■ THE REQUEST: Retype all of the listing exactly, passing over any picture you find.

■ MATERIAL PROVIDED:
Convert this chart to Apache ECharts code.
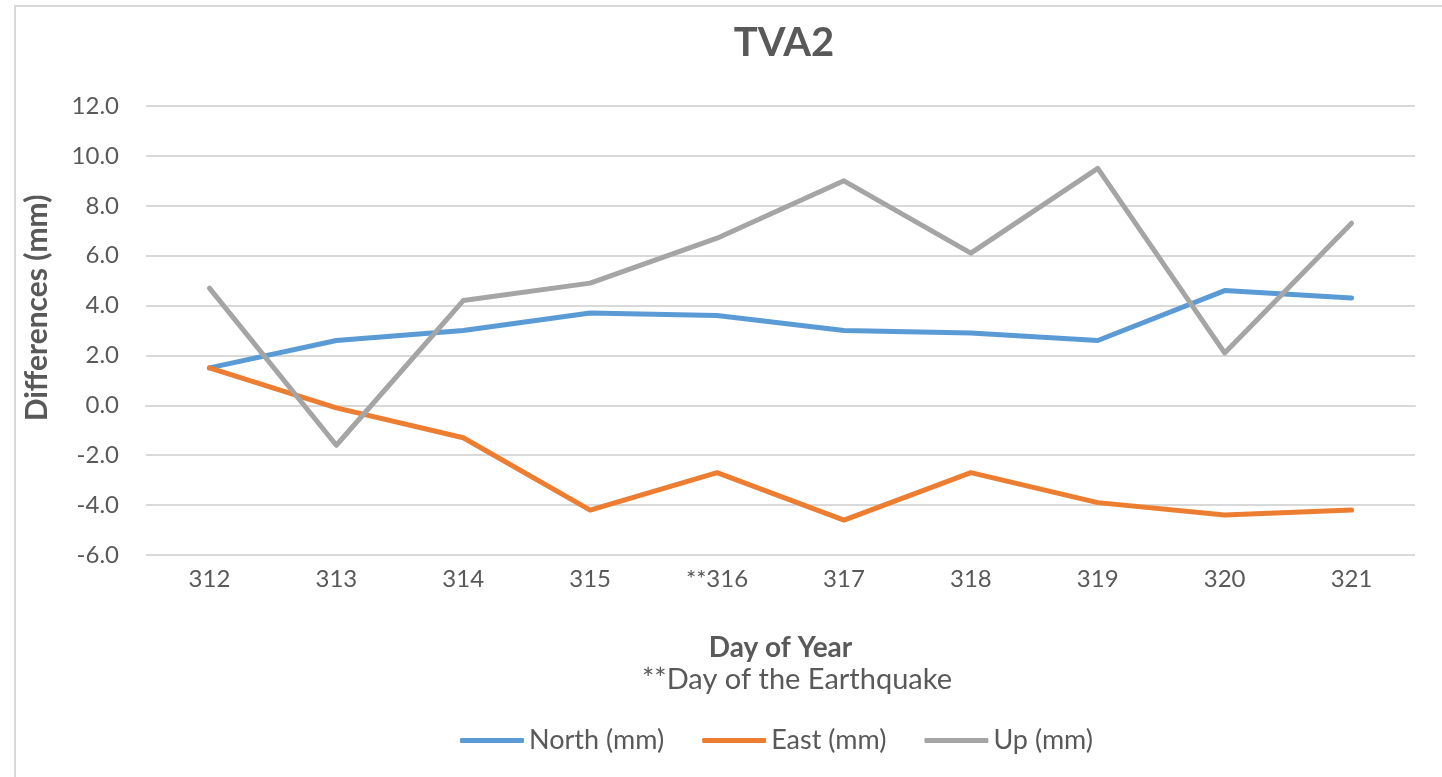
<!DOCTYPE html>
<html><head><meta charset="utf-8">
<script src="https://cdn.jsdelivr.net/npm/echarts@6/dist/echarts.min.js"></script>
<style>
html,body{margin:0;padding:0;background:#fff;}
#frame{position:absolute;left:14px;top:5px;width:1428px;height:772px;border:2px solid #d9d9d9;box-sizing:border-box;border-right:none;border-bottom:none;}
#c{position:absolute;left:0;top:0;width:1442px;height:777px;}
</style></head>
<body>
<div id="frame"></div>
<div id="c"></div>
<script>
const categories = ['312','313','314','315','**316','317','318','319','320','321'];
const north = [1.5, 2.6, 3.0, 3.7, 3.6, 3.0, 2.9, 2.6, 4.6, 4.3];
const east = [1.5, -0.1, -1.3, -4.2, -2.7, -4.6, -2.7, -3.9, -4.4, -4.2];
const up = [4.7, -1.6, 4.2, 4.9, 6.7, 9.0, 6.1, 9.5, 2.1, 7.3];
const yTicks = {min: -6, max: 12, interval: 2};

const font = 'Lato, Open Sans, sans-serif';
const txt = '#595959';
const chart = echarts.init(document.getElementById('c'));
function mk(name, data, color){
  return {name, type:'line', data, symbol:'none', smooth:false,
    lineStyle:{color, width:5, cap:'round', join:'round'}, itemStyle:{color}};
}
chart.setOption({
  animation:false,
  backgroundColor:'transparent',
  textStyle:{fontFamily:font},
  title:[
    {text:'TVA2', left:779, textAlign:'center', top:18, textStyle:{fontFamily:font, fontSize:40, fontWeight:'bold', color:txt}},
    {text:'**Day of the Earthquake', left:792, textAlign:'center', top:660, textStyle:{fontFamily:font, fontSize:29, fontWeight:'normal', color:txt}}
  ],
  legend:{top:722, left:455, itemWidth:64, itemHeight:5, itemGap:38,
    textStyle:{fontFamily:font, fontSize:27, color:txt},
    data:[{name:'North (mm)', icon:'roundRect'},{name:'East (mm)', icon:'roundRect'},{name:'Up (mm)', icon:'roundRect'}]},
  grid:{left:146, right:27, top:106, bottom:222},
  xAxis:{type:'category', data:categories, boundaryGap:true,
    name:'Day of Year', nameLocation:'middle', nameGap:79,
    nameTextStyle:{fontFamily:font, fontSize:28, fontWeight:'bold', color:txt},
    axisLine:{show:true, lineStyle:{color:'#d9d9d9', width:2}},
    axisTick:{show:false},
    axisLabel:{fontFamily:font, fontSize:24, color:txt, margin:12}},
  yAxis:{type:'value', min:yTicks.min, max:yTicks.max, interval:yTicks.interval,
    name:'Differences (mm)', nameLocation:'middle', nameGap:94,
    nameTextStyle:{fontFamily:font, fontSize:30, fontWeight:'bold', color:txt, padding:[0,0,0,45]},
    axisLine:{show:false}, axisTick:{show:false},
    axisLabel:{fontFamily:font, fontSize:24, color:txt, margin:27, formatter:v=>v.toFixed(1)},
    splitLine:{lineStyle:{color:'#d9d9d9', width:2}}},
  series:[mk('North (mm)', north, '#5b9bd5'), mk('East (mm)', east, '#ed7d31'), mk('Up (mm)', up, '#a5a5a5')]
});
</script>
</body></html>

■ WRITTEN REPLY:
Convert this chart to Apache ECharts code.
<!DOCTYPE html>
<html><head><meta charset="utf-8">
<script src="https://cdn.jsdelivr.net/npm/echarts@6/dist/echarts.min.js"></script>
<style>
html,body{margin:0;padding:0;background:#fff;}
#frame{position:absolute;left:14px;top:5px;width:1428px;height:772px;border:2px solid #d9d9d9;box-sizing:border-box;border-right:none;border-bottom:none;}
#c{position:absolute;left:0;top:0;width:1442px;height:777px;}
</style></head>
<body>
<div id="frame"></div>
<div id="c"></div>
<script>
const categories = ['312','313','314','315','**316','317','318','319','320','321'];
const north = [1.5, 2.6, 3.0, 3.7, 3.6, 3.0, 2.9, 2.6, 4.6, 4.3];
const east = [1.5, -0.1, -1.3, -4.2, -2.7, -4.6, -2.7, -3.9, -4.4, -4.2];
const up = [4.7, -1.6, 4.2, 4.9, 6.7, 9.0, 6.1, 9.5, 2.1, 7.3];
const yTicks = {min: -6, max: 12, interval: 2};

const font = 'Lato, Open Sans, sans-serif';
const txt = '#595959';
const chart = echarts.init(document.getElementById('c'));
function mk(name, data, color){
  return {name, type:'line', data, symbol:'none', smooth:false,
    lineStyle:{color, width:5, cap:'round', join:'round'}, itemStyle:{color}};
}
chart.setOption({
  animation:false,
  backgroundColor:'transparent',
  textStyle:{fontFamily:font},
  title:[
    {text:'TVA2', left:779, textAlign:'center', top:18, textStyle:{fontFamily:font, fontSize:40, fontWeight:'bold', color:txt}},
    {text:'**Day of the Earthquake', left:792, textAlign:'center', top:660, textStyle:{fontFamily:font, fontSize:29, fontWeight:'normal', color:txt}}
  ],
  legend:{top:722, left:455, itemWidth:64, itemHeight:5, itemGap:38,
    textStyle:{fontFamily:font, fontSize:27, color:txt},
    data:[{name:'North (mm)', icon:'roundRect'},{name:'East (mm)', icon:'roundRect'},{name:'Up (mm)', icon:'roundRect'}]},
  grid:{left:146, right:27, top:106, bottom:222},
  xAxis:{type:'category', data:categories, boundaryGap:true,
    name:'Day of Year', nameLocation:'middle', nameGap:79,
    nameTextStyle:{fontFamily:font, fontSize:28, fontWeight:'bold', color:txt},
    axisLine:{show:true, lineStyle:{color:'#d9d9d9', width:2}},
    axisTick:{show:false},
    axisLabel:{fontFamily:font, fontSize:24, color:txt, margin:12}},
  yAxis:{type:'value', min:yTicks.min, max:yTicks.max, interval:yTicks.interval,
    name:'Differences (mm)', nameLocation:'middle', nameGap:94,
    nameTextStyle:{fontFamily:font, fontSize:30, fontWeight:'bold', color:txt, padding:[0,0,0,45]},
    axisLine:{show:false}, axisTick:{show:false},
    axisLabel:{fontFamily:font, fontSize:24, color:txt, margin:27, formatter:v=>v.toFixed(1)},
    splitLine:{lineStyle:{color:'#d9d9d9', width:2}}},
  series:[mk('North (mm)', north, '#5b9bd5'), mk('East (mm)', east, '#ed7d31'), mk('Up (mm)', up, '#a5a5a5')]
});
</script>
</body></html>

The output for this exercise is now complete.